Bu yazının ikinci bölümünde ise; Bolşeviklerin ruh ve karakterlerine dair devrimin önde gelen isimlerinin çok az bilinen novella tadında yaşanmışlıkları mevzu edeceğim. Bilinmesini isterim ki Sovyet devriminin analizi, eleştirisi konulu yazıların soğuk ve diskur dilinin ötesinde ama en az o taraf kadar da bilgi tahkimatı yapacak içerikte olacak ikinci bölüm. İpucu vereyim: Kamo – Koba – At – Bay kalem?..
Başlarken belirtmekte yarar var. Bu yazıda, çok beğendiğim bugüne kadar Türkçede bir eşinin olmadığına inandığım bir romanı tanıtmayı amaçlıyorum. Yani bir edebiyat kritiği, roman eleştirisi değil okuduğunuz yazı; metin analiziyle, kahraman(lar)ın irdelenmesi vs. ile meşgul olmuyor.
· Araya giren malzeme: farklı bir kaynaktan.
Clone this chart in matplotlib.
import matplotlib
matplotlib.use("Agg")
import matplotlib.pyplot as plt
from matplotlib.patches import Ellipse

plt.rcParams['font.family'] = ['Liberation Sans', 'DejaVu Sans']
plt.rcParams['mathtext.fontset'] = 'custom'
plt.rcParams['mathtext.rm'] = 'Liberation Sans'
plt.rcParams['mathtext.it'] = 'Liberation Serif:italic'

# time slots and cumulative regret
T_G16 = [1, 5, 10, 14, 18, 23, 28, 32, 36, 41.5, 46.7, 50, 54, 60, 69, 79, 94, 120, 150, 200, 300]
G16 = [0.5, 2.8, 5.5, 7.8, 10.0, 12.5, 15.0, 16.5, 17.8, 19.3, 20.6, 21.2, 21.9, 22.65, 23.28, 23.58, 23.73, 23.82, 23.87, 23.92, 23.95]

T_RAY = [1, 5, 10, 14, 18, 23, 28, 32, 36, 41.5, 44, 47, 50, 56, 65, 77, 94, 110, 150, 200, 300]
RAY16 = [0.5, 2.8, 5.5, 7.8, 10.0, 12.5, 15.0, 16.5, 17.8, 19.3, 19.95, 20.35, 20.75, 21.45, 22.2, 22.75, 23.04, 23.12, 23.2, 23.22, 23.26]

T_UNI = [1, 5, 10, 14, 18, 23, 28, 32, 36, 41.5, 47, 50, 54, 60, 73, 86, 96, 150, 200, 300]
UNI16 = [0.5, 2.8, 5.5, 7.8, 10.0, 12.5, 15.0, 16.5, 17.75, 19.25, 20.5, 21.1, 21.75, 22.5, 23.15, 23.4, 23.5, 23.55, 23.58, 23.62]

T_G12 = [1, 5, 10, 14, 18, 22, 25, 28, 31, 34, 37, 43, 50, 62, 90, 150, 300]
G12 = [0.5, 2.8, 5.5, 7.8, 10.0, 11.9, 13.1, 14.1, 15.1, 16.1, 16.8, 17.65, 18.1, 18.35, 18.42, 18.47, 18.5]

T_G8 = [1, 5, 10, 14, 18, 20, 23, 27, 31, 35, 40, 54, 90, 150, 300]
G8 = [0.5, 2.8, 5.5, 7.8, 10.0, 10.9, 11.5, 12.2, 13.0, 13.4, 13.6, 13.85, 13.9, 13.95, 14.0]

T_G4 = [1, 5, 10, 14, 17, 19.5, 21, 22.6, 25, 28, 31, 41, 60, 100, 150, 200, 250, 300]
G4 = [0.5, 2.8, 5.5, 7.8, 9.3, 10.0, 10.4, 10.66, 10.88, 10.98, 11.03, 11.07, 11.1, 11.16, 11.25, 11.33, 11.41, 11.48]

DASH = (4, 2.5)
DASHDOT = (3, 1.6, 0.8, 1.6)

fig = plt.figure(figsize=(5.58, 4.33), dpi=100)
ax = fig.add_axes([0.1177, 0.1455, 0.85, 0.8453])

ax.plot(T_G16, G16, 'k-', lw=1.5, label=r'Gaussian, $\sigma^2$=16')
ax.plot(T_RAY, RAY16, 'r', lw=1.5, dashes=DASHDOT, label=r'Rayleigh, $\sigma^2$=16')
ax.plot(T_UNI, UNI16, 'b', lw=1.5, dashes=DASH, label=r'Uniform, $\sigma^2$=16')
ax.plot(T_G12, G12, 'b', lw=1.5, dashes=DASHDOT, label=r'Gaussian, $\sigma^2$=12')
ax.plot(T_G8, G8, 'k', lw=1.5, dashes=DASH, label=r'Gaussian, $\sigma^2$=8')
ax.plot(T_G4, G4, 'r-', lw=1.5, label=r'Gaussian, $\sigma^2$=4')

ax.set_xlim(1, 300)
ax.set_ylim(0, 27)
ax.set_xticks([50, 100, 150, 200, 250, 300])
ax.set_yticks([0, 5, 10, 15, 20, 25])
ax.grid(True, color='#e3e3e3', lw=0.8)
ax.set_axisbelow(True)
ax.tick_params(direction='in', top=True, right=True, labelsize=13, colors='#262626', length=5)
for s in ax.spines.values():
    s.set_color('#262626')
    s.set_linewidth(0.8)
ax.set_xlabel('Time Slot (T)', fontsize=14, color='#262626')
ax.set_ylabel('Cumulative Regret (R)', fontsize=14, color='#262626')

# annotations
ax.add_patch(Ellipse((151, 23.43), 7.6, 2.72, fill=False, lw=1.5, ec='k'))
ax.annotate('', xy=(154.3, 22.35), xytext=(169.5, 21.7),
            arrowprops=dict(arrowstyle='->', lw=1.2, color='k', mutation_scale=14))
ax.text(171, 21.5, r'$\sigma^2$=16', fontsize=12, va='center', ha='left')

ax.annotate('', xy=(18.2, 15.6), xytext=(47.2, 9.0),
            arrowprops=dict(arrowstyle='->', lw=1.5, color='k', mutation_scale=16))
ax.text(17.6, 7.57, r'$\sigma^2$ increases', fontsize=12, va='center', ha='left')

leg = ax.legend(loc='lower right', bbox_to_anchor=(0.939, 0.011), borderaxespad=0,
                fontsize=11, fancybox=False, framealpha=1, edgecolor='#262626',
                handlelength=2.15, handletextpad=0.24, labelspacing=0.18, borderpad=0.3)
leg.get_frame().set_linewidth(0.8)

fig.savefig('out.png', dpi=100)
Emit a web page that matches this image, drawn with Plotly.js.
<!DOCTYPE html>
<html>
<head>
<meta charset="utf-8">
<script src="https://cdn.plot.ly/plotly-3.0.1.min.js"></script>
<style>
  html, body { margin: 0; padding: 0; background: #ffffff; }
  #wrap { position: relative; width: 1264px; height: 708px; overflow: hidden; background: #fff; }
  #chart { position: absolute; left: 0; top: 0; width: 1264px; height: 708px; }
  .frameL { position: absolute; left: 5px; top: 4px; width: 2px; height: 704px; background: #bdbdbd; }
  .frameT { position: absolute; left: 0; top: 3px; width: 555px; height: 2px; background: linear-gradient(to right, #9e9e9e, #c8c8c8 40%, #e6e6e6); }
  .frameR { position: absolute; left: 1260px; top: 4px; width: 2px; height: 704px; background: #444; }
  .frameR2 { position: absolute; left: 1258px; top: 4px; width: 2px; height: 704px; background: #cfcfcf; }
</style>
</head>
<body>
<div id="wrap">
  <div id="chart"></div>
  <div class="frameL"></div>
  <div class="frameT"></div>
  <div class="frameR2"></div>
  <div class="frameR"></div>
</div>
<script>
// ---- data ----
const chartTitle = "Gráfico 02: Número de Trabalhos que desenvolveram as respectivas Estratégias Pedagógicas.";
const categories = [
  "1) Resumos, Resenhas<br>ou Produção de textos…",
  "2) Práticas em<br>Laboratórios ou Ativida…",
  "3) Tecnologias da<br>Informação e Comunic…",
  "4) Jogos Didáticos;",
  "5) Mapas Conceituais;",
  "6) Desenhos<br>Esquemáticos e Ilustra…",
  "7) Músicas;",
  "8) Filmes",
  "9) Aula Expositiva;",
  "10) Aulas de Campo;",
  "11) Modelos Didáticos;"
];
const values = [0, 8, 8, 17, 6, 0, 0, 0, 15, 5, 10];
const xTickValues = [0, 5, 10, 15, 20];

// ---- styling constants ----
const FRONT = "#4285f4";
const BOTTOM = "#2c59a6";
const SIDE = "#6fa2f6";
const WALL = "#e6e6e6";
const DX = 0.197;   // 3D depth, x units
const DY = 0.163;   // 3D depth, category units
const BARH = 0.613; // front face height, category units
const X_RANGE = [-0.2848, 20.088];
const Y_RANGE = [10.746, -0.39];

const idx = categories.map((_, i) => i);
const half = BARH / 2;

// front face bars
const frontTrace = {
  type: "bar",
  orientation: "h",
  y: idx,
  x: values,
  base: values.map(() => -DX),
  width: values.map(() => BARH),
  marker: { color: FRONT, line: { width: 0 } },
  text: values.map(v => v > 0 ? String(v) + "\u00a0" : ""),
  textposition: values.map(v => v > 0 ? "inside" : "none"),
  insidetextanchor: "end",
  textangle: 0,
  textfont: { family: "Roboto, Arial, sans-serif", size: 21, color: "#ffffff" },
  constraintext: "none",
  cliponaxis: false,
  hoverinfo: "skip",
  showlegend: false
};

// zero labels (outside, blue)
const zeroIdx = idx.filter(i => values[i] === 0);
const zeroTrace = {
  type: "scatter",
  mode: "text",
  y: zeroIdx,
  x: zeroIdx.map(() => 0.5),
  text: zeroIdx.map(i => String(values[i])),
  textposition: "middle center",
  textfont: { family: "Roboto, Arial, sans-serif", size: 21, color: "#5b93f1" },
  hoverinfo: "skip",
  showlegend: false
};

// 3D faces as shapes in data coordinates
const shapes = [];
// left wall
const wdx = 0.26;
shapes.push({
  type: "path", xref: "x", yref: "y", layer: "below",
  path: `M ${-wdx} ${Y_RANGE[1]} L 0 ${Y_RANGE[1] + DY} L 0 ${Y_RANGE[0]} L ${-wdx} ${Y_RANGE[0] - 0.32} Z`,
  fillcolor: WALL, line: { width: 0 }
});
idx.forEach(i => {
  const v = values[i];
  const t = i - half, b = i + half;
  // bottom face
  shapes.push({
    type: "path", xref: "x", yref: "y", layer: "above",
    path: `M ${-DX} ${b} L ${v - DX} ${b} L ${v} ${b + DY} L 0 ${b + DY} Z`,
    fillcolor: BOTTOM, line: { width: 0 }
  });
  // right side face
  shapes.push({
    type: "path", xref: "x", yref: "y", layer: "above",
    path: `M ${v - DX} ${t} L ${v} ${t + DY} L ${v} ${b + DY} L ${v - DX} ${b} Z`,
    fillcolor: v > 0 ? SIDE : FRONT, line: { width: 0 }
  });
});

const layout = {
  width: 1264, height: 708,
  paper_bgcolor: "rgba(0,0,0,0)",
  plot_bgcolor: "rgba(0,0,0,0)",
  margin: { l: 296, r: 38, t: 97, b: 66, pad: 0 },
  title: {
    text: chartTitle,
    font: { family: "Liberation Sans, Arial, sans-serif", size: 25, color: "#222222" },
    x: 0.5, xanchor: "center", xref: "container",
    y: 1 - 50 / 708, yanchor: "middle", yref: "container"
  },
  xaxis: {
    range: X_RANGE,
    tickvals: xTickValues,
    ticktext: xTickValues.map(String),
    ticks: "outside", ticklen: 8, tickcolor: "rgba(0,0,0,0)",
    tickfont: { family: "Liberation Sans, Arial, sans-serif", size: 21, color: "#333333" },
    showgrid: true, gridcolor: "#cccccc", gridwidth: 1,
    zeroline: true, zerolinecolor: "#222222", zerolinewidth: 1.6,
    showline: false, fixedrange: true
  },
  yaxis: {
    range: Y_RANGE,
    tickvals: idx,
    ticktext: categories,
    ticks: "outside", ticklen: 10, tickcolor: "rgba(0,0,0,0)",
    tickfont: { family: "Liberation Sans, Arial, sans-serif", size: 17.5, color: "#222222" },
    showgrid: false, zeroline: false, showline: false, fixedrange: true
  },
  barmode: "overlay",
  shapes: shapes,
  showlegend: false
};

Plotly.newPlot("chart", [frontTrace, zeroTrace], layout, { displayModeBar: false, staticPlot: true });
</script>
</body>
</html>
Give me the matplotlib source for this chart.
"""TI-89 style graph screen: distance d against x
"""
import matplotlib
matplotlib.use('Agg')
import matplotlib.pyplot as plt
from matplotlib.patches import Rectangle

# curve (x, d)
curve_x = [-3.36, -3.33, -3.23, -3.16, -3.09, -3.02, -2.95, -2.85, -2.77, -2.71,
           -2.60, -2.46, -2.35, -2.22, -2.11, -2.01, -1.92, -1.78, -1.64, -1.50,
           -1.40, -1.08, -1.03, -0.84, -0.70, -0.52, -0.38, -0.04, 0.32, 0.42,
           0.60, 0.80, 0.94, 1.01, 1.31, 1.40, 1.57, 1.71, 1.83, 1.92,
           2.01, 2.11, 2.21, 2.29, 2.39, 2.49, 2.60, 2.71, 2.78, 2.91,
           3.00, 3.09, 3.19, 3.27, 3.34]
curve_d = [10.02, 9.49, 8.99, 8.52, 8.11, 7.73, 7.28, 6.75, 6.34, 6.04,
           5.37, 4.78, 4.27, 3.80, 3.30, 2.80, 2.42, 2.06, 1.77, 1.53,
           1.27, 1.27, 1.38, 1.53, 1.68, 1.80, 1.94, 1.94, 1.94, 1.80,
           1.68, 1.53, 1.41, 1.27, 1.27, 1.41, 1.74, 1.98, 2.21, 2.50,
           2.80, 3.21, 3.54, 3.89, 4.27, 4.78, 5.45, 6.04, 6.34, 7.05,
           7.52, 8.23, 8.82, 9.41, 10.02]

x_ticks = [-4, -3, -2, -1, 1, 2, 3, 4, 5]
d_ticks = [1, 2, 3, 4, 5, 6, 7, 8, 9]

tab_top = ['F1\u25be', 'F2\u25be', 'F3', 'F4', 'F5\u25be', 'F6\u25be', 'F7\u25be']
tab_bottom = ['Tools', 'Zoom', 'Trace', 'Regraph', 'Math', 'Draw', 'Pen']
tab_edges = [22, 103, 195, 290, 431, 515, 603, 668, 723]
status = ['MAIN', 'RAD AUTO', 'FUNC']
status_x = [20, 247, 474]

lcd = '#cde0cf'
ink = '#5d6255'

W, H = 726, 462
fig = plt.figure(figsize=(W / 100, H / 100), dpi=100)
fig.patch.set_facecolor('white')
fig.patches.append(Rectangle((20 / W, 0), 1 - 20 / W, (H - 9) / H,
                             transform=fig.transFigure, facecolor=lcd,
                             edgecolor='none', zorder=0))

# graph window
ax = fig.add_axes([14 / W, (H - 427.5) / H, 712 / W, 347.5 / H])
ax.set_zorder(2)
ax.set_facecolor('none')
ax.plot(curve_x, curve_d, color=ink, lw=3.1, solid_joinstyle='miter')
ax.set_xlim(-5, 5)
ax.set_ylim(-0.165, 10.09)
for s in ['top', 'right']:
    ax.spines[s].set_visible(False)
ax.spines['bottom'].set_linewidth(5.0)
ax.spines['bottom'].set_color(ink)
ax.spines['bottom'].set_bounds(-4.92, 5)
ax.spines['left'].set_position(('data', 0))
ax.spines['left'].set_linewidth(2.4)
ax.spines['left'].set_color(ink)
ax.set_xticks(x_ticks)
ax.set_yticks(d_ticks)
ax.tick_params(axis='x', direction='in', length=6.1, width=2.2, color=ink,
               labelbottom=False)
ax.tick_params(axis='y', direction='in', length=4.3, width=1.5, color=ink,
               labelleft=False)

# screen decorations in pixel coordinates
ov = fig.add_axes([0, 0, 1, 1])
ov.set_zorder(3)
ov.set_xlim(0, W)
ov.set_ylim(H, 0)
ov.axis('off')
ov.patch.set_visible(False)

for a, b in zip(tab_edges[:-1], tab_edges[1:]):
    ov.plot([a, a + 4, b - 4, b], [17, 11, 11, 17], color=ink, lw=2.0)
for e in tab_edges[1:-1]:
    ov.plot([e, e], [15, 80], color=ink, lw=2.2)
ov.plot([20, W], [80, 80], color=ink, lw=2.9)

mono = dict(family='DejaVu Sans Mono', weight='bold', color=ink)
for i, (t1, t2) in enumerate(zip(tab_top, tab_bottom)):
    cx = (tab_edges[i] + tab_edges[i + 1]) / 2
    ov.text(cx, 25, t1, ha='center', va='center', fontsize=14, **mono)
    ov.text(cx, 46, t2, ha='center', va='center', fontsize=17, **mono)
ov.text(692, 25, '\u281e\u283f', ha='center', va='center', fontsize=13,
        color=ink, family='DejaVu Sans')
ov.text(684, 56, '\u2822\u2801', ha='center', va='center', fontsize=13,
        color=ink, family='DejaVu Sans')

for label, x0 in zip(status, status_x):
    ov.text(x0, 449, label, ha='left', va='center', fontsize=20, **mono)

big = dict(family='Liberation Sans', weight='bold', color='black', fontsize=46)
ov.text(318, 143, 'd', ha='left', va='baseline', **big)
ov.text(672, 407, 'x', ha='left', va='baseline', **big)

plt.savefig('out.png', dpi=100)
Ayrıntı yayınlarından çıkan Kaybedenlerin Belleği isimli roman, uzun yıllar önce girdiğimiz ve hâlâ çıkamadığımız yenilgi, çöküş ve çözülüş döneminin bu yeniden ayağa kalkma ve sendeleme evresinde, özel bir dikkatle okunmayı hak ediyor. Artık iyice sıkıcı olmaya başlayan o “Geçmişten ders alma” klişesini besleyecek epeyce malzeme barındırdığından dolayı değil. Enternasyonalist devrimci bir duyarlığın, son yüzyılda önce kazanıp sonra kaybetmeyi ve uzun süredir kaybedegelmeyi sorgulamak için önce tarihi iyice bilmek gereğine, -edebiyat eseri niteliğiyle-, gözden ırak tutulamayacak bir katkı vermesinden ötürüdür, okunmayı hak ediyor oluşu.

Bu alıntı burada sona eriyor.